Dr. Carmel Christy (Université de Delhi), ESS SESSION

Publié le 13 novembre 2019

13 novembre 2019 - 17 h 15 min - 19 h 15 min


Dr. Carmel Christy (Université de Delhi), ESS SESSION

>> Victorian Persistence

Lieu
Campus Paris Diderot,
bât. Olympe de Gouges,
salle 347
Place Paul Ricoeur
75013 Paris

Decolonisation can be understood as a dynamic concept that challenges any form of power that can colonise, repress and hegemonise people. In this sense, there are layers of internal and external colonisations that deserve engagement. Many times, while discussing larger categories of hierarchies of power such as the global north and the global south, many internal colonisations garner much less attention.
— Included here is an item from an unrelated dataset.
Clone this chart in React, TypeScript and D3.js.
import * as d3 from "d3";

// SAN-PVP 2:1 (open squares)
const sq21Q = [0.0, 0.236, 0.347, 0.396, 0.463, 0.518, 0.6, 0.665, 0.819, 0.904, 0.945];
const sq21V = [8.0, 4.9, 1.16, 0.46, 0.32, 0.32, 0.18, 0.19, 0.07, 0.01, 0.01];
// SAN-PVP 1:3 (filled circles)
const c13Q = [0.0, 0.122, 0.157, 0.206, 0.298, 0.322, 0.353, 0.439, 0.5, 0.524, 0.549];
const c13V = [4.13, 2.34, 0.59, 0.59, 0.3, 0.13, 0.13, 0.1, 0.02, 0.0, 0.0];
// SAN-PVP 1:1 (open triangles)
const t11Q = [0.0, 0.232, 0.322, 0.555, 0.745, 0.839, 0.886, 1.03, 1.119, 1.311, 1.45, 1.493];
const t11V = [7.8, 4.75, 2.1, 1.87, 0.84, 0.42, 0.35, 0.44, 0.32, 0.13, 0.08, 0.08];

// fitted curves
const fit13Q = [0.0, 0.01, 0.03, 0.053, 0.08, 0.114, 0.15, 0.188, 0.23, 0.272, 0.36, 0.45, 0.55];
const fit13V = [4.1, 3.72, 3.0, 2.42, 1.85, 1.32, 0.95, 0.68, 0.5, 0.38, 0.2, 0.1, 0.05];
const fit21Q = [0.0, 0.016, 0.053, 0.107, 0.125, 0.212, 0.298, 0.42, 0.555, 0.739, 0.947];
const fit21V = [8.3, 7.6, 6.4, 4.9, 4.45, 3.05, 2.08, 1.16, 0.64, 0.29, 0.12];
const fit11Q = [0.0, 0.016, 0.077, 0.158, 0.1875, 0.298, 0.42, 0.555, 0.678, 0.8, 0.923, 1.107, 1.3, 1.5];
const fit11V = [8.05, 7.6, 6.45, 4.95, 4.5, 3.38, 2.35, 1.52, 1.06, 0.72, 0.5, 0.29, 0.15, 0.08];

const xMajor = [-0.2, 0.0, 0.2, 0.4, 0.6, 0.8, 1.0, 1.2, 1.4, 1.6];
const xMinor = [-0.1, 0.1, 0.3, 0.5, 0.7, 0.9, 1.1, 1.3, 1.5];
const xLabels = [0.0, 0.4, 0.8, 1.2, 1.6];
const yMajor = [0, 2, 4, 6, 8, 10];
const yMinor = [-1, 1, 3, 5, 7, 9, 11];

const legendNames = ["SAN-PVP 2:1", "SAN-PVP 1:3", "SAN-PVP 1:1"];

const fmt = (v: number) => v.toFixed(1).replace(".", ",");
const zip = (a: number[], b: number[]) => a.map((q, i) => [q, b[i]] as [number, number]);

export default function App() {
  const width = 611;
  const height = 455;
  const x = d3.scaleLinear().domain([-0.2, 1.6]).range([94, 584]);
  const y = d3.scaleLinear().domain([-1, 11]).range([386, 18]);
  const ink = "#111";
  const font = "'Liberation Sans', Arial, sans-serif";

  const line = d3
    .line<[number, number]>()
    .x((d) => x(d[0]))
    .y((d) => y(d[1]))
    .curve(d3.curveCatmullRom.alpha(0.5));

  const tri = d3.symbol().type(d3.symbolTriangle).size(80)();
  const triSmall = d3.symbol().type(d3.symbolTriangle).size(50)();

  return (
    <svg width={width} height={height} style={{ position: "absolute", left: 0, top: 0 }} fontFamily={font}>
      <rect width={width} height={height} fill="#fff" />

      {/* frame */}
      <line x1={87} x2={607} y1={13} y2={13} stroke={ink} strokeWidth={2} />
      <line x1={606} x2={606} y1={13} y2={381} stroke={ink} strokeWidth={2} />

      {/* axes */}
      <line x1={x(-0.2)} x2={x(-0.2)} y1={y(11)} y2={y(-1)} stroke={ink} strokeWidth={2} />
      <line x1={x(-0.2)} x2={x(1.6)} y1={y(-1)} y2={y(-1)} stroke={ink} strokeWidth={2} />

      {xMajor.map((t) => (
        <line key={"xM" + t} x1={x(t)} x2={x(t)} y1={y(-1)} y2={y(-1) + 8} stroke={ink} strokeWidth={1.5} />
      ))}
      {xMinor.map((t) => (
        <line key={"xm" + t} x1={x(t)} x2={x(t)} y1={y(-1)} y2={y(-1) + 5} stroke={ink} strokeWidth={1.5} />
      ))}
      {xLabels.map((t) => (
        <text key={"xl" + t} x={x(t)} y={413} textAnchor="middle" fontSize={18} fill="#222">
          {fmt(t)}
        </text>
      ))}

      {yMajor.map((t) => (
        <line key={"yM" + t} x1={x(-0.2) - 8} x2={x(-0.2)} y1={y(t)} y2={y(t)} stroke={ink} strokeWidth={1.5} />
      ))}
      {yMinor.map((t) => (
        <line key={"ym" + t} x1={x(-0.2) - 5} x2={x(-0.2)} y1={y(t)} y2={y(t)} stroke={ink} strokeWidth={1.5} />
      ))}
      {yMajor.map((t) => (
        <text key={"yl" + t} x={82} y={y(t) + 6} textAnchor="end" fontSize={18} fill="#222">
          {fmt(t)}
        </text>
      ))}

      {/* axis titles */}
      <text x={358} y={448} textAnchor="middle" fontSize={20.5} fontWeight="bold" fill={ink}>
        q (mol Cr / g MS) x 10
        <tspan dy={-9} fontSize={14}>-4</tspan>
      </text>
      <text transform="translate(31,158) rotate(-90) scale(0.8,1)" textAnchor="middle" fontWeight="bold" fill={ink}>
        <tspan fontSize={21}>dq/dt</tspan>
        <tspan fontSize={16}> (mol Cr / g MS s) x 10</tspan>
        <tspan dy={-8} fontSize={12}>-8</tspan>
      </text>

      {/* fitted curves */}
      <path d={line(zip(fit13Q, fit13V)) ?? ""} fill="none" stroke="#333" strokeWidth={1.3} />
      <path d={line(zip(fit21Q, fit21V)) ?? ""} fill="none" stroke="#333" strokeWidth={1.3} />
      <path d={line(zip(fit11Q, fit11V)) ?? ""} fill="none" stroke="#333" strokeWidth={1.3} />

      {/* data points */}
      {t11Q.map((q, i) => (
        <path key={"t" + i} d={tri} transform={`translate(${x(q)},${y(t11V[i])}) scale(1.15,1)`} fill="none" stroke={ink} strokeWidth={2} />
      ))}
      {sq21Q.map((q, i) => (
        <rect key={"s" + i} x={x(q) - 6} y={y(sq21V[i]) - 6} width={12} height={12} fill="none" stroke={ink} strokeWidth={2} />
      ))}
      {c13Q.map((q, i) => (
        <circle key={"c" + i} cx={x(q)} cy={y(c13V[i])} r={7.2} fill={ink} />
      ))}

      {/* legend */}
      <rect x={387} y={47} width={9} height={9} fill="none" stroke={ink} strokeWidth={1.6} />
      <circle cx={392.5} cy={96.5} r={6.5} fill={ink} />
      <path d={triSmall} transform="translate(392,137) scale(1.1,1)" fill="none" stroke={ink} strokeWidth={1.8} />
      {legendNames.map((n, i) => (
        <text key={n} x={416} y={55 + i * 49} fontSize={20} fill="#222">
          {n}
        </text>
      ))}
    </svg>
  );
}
Caste is one such category, in combination with other categories of power such as gender and religion, which colonises people within the nation and the self in India. Caste remains as a crucial category in understanding India in colonial and postcolonial times. Any discussion of gender is incomplete without understanding the intersectionality of caste and gender in India. Caste has a role in most cases of explicit violence on women to subtle everyday experience of gender. Why is caste such an intimate companion of gender in India? If caste is steeped in hierarchies, isn’t ‘de-casteing’ important and is it possible at all? In this presentation, I discuss these questions and also point out the historical embodied acts that sustain caste and make it so difficult to shake off. ‘De-casteing’, then is a process towards ‘unbecoming’ and ‘self-fashioning’ that demands a deliberate rupture from a historical carnal continuity of caste.